Within philosophy more generally, Weil remains valuable because she makes it harder to imagine that intelligence alone is enough. She forces the question of moral posture. What kind of soul is capable of seeing reality truthfully? What habits of attention are needed for justice? What happens when political rhetoric floats free from the actual experience of labor, hunger, humiliation, and need? Those are not old questions. They are permanent ones.
Why Simone Weil still matters
Simone Weil still matters because she wrote in a way that resists nearly every easy corruption of serious thought. She resists sentimental humanitarianism by insisting on the brutal reality of force. She resists cynical realism by preserving the claims of justice and the good. She resists shallow spirituality by tying grace to attention, waiting, and self-emptying. She resists ideological politics by exposing how movements can become intoxicated with power. And she resists academic abstraction by returning again and again to labor, suffering, and concrete need.
That makes her a difficult companion, but a rewarding one.
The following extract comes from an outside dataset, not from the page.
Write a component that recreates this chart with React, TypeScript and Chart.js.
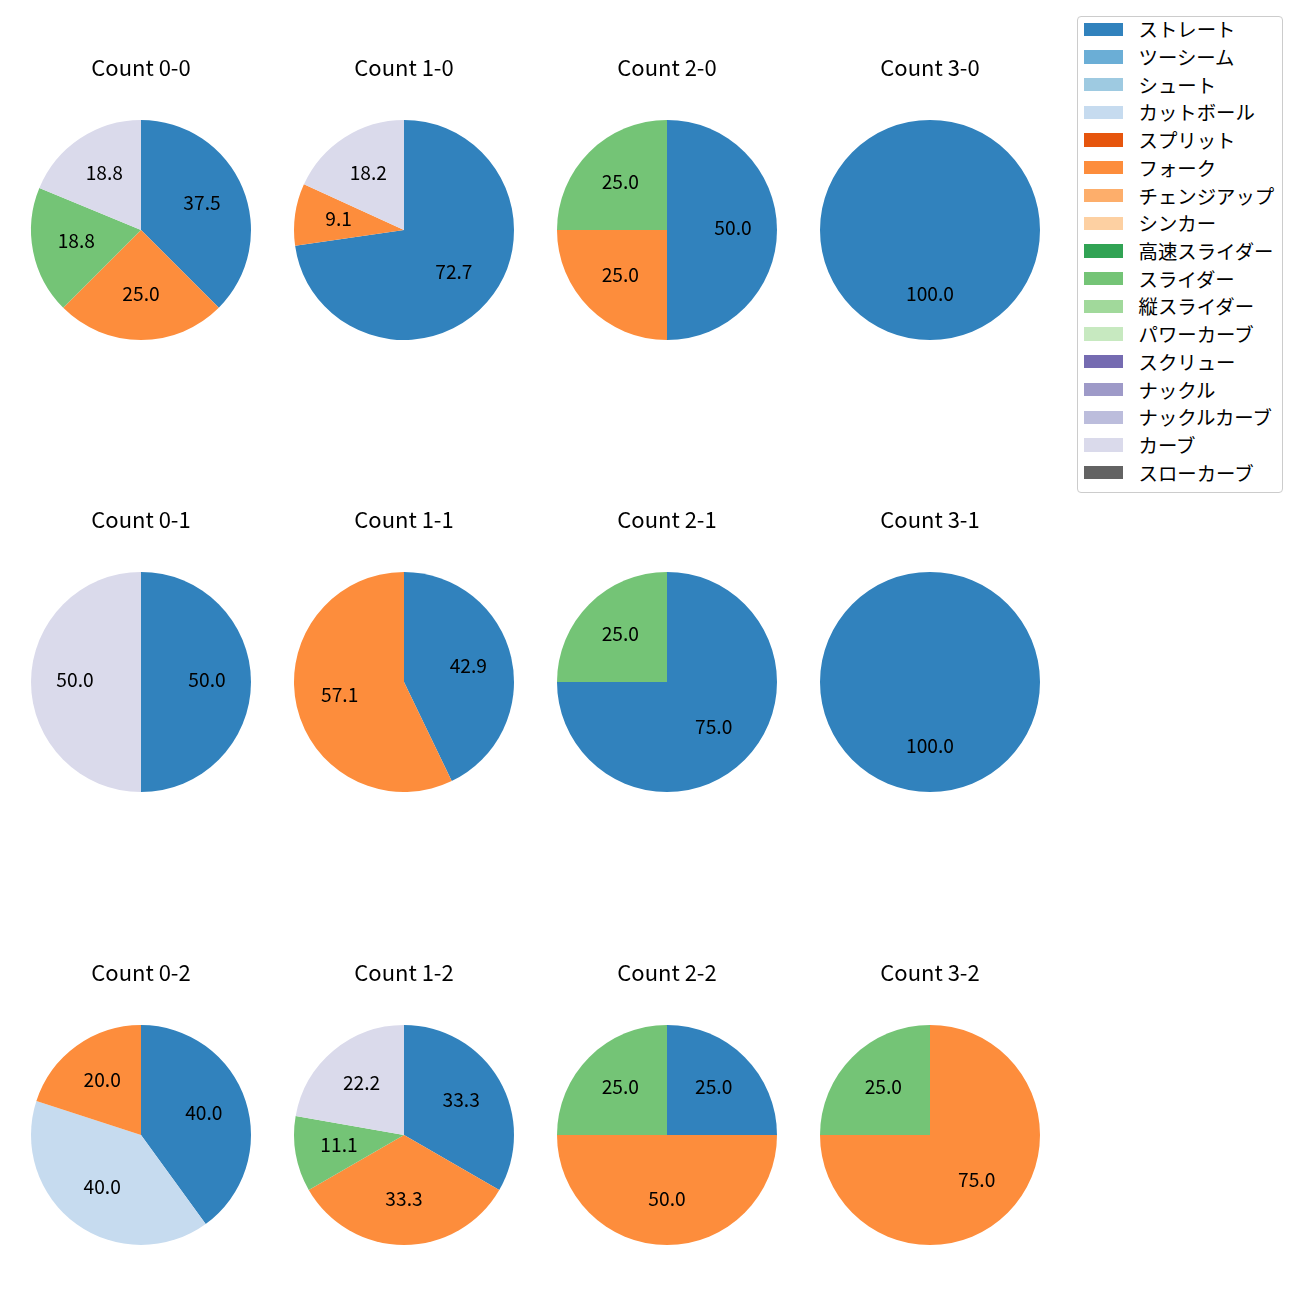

Readers do not leave Weil with a soothing sense that moral life is simple. They leave with sharpened perception. She compels closer thought about work, war, education, beauty, and the soul’s relation to truth. Few twentieth-century writers unite those dimensions with equal force.
To ask who Simone Weil was is therefore to ask about more than a gifted French intellectual cut short by war. It is to ask about a mind that kept crossing boundaries in pursuit of reality: from classroom to factory, from political conflict to mystical attention, from social critique to prayer. Her writing endures because it still exposes the distance between what people say they value and what they are actually willing to see.